We present simulation results of the beam driven Reverse Shear Alfven Eigenmodes (RSAE) observed in DIII-D discharge 142111 using the Particle-in-Cell gyrokinetic code GEM [1]. Bulk ions and energetic particles are gyrokinetic, but electrons are described by a mass-less fluid model. Two schemes for obtaining the electric potential are implemented, one by solving the gyrokinetic Poisson equation for $\phi$ directly, the other by solving the gyrokinetic moment (GKM) equation for $\partial \phi/\partial t$ and then integrating in time. The GKM approach is found to be more robust for linear simulations (allowing larger time steps) but less robust for nonlinear simulations. Previous simulations reproduced the chirping in frequency as seen in the experiment. Recently it has been reported by other simulation codes (GTC, GYRO and TAEFL) that the shearing direction of the mode structure in the poloidal plane disagrees with observation.
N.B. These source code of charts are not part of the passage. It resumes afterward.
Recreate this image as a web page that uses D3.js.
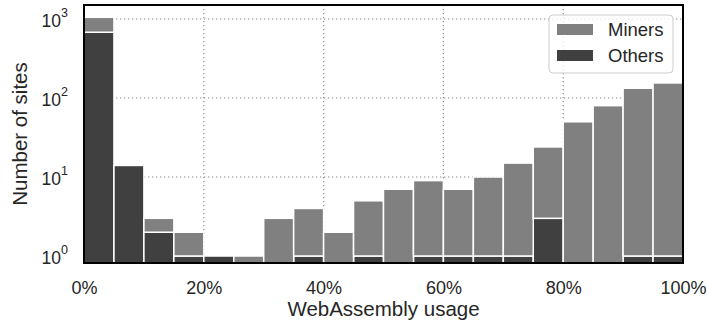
<!DOCTYPE html>
<html>
<head>
<meta charset="utf-8">
<script src="https://cdn.jsdelivr.net/npm/d3@7"></script>
<style>
  body { margin: 0; background: #fff; }
  text { font-family: "Liberation Sans", Arial, Helvetica, sans-serif; fill: #262626; }
</style>
</head>
<body>
<svg id="chart" width="707" height="324"></svg>
<script>
// Histogram of WebAssembly usage per site, 5% bins, stacked on a log axis
const binStarts = [0, 5, 10, 15, 20, 25, 30, 35, 40, 45, 50, 55, 60, 65, 70, 75, 80, 85, 90, 95];
const binWidth = 5;
const othersCounts = [680, 14, 2, 1, 1, 0, 0, 1, 0, 1, 0, 1, 1, 1, 1, 3, 0, 0, 1, 1];
const minersCounts = [370, 0, 1, 1, 0, 1, 3, 3, 2, 4, 7, 8, 6, 9, 14, 21, 50, 80, 132, 154];
const seriesNames = ["Miners", "Others"];
const seriesColors = { Miners: "#808080", Others: "#404040" };
const xTickValues = [0, 20, 40, 60, 80, 100];
const xGridValues = [20, 40, 60, 80];
const yTickExponents = [0, 1, 2, 3];
const yGridValues = [10, 100, 1000];

const plot = { left: 84, right: 683, top: 5, bottom: 263 };
const yMin = 0.8156, yMax = 1504;

const svg = d3.select("#chart");
const x = d3.scaleLinear().domain([0, 100]).range([plot.left, plot.right]);
const y = d3.scaleLog().domain([yMin, yMax]).range([plot.bottom, plot.top]);

svg.append("defs").append("clipPath").attr("id", "plotClip")
  .append("rect")
  .attr("x", plot.left).attr("y", plot.top)
  .attr("width", plot.right - plot.left).attr("height", plot.bottom - plot.top);

// dotted grid
const grid = svg.append("g").attr("stroke", "#8c8c8c").attr("stroke-width", 1.2)
  .attr("stroke-dasharray", "1.3,2.7");
grid.selectAll("line.vx").data(xGridValues).join("line")
  .attr("x1", d => x(d)).attr("x2", d => x(d))
  .attr("y1", plot.top).attr("y2", plot.bottom);
grid.selectAll("line.hy").data(yGridValues).join("line")
  .attr("x1", plot.left).attr("x2", plot.right)
  .attr("y1", d => y(d)).attr("y2", d => y(d));

// stacked bars: Others at the bottom, Miners on top
const rows = binStarts.map((s, i) => ({
  x0: s, x1: s + binWidth, others: othersCounts[i], miners: minersCounts[i]
}));
const bars = svg.append("g").attr("clip-path", "url(#plotClip)")
  .attr("stroke", "#fff").attr("stroke-width", 1.5);

bars.selectAll("rect.others").data(rows.filter(d => d.others > 0)).join("rect")
  .attr("fill", seriesColors.Others)
  .attr("x", d => x(d.x0)).attr("width", d => x(d.x1) - x(d.x0))
  .attr("y", d => y(d.others))
  .attr("height", d => y(yMin) + 2 - y(d.others));

bars.selectAll("rect.miners").data(rows.filter(d => d.miners > 0)).join("rect")
  .attr("fill", seriesColors.Miners)
  .attr("x", d => x(d.x0)).attr("width", d => x(d.x1) - x(d.x0))
  .attr("y", d => y(d.others + d.miners))
  .attr("height", d => (d.others > 0 ? y(d.others) : y(yMin) + 2) - y(d.others + d.miners));

// frame
svg.append("rect")
  .attr("x", plot.left).attr("y", plot.top)
  .attr("width", plot.right - plot.left).attr("height", plot.bottom - plot.top)
  .attr("fill", "none").attr("stroke", "#000").attr("stroke-width", 2);

// x tick labels
const xAxis = d3.axisBottom(x).tickValues(xTickValues).tickSize(0).tickPadding(0)
  .tickFormat(d => d + "%");
const gx = svg.append("g").attr("transform", `translate(0,${plot.bottom})`).call(xAxis);
gx.select(".domain").remove();
gx.selectAll("text").attr("dy", null).attr("y", 31).style("font-size", "18px")
  .attr("fill", "#262626");

// y tick labels as powers of ten
const yLabels = svg.append("g");
yTickExponents.forEach(e => {
  const t = yLabels.append("text")
    .attr("x", 68).attr("y", y(Math.pow(10, e)) + 8)
    .attr("text-anchor", "end").style("font-size", "17.5px");
  t.append("tspan").text("10");
  t.append("tspan").attr("dy", -10).style("font-size", "12.5px").text(String(e));
});

// axis titles
svg.append("text")
  .attr("x", (plot.left + plot.right) / 2).attr("y", 316)
  .attr("text-anchor", "middle").style("font-size", "20.5px")
  .text("WebAssembly usage");
svg.append("text")
  .attr("transform", `translate(27,${(plot.top + plot.bottom) / 2}) rotate(-90)`)
  .attr("text-anchor", "middle").style("font-size", "20.5px")
  .text("Number of sites");

// legend
const legend = svg.append("g");
legend.append("rect")
  .attr("x", 549).attr("y", 15).attr("width", 124).attr("height", 58).attr("rx", 4)
  .attr("fill", "#fff").attr("fill-opacity", 0.8)
  .attr("stroke", "#cccccc").attr("stroke-width", 1);
seriesNames.forEach((name, i) => {
  const ly = 24 + i * 26;
  legend.append("rect")
    .attr("x", 557).attr("y", ly).attr("width", 36).attr("height", 11)
    .attr("fill", seriesColors[name]);
  legend.append("text")
    .attr("x", 608).attr("y", ly + 11.5).style("font-size", "18.5px")
    .text(name);
});
</script>
</body>
</html>
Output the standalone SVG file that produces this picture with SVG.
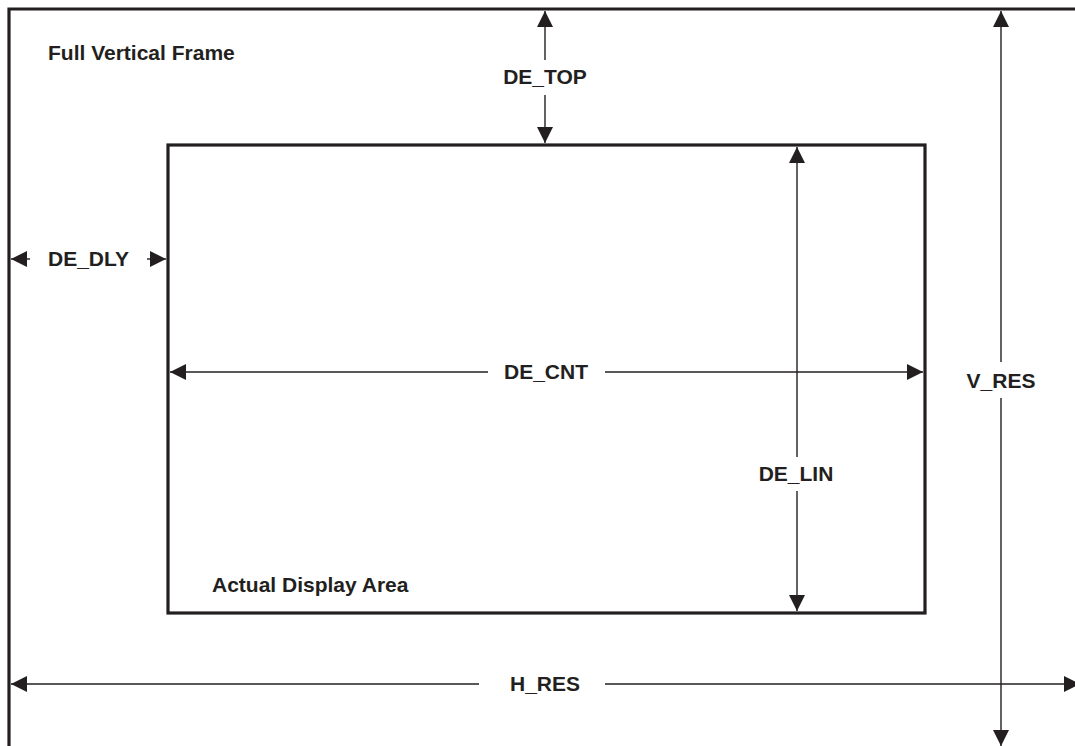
<svg xmlns="http://www.w3.org/2000/svg" width="1075" height="746" viewBox="0 0 1075 746">
<style>
.frame{fill:none;stroke:#231f20;stroke-width:3.2}
.dim{stroke:#231f20;stroke-width:1.4;fill:none;marker-end:url(#ah)}
.lbl{font-family:"Liberation Sans",Arial,sans-serif;font-weight:bold;font-size:21px;fill:#231f20}
.mid{text-anchor:middle}
</style>
<defs>
<marker id="ah" viewBox="0 0 16 16" refX="16" refY="8" markerWidth="16" markerHeight="16" markerUnits="userSpaceOnUse" orient="auto">
<path d="M0,0 L16,8 L0,16 z" fill="#231f20"/>
</marker>
</defs>
<rect width="1075" height="746" fill="#ffffff"/>
<g id="full-frame">
<path class="frame" d="M9,746 L9,9 L1075,9"/>
<text class="lbl" x="48" y="60">Full Vertical Frame</text>
</g>
<g id="display-area">
<rect class="frame" x="168" y="145" width="757" height="468"/>
<text class="lbl" x="212" y="592">Actual Display Area</text>
</g>
<g id="connectors">
<line class="dim" x1="545" y1="60" x2="545" y2="11"/>
<line class="dim" x1="545" y1="95" x2="545" y2="143"/>
<line class="dim" x1="30" y1="259" x2="11" y2="259"/>
<line class="dim" x1="147" y1="259" x2="166" y2="259"/>
<line class="dim" x1="488" y1="372" x2="170" y2="372"/>
<line class="dim" x1="605" y1="372" x2="923" y2="372"/>
<line class="dim" x1="797" y1="457" x2="797" y2="147"/>
<line class="dim" x1="797" y1="491" x2="797" y2="611"/>
<line class="dim" x1="1001" y1="362" x2="1001" y2="11"/>
<line class="dim" x1="1001" y1="398" x2="1001" y2="746"/>
<line class="dim" x1="479" y1="684" x2="11" y2="684"/>
<line class="dim" x1="605" y1="684" x2="1080" y2="684"/>
</g>
<g id="labels">
<text class="lbl mid" x="545" y="84">DE_TOP</text>
<text class="lbl" x="48" y="266">DE_DLY</text>
<text class="lbl mid" x="546" y="379">DE_CNT</text>
<text class="lbl mid" x="796" y="481">DE_LIN</text>
<text class="lbl mid" x="1001" y="388">V_RES</text>
<text class="lbl mid" x="545" y="691">H_RES</text>
</g>
</svg>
We found that the mode structure, including the shearing in the poloidal plane, is in general sensitive to the beam distribution. By changing the radial profile of the beam density while keeping the velocity dependence fixed, both shearing directions can be produced in the simulation. \\[4pt] [1] Y. Chen and S. E. Parker, J. Comp. Phys. 220, 839 (2007)